Contrast this to his attitude in 2014. A day after wrapping up his second title in Abu Dhabi, Hamilton was doing the charm offensive around the BBC’s MediaCityUK base in Salford. He appeared on BBC Breakfast, 5 live, digital platforms, you name it. He was directly in the public’s eye and managed to pip a peerless Rory McIlroy to the SPOTY crown that year. He wasn’t even in the top 3 when he won the title the following year.
Does anybody know who the real Chris Froome is?
We see this driven, hard working, cycling machine on the bike. We see a polite, personable chap off it. He even speaks French – something not universally undertaken in a modern, anglophone race. But where is his personality?
When Sir Bradley Wiggins won le Tour in 2012, cleats smoothly gliding over his pedals, he was full of character. Brash and outspoken, unassuming and unaffected by who he might offend. The Paul Weller sideburns, playing the guitar, living in Lancashire, the public loved him as much as his achievements. In 2017, the public love Froome’s achievements more than him.
Public affection is a sidebar for most elite sportspeople. A welcome add on to their global success. They strive for perfection in their chosen pursuit, many times they achieve it. To win over the hearts and minds of a nation, takes a little more than that.
The public often love a plucky loser too. Think how much the British opinion of Andy Murray changed when he bawled his eyes out after losing in the 2012 Wimbledon final. Think how much they loved Tim Henman who never even getting that far.
The public loves a touch of humility. When Andrew Flintoff consoled Brett Lee in 2005, it’s an image we remember more than lifting the Ashes that year.
The public loves an underdog, a fairytale story.

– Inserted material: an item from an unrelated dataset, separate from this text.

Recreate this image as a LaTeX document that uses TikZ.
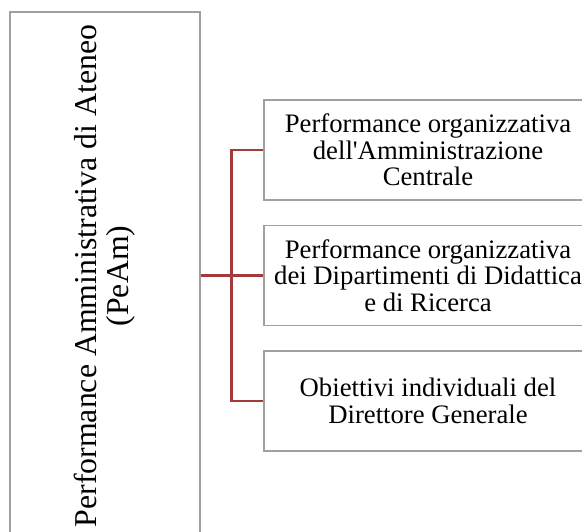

Jessica Ennis Hill won hearts and minds by returning from having a baby to winning the World Heptathlon title in 2015. Leicester City were adored for upsetting the Premier League’s status quo. Hamilton and Froome have almost become the victims of their own success.
And for all of the conjecture laid out above, the truth is that neither Froome, nor Hamilton will be overly fussed by their perceived lack of affection. Their goal is winning and they’re pretty damn good at it.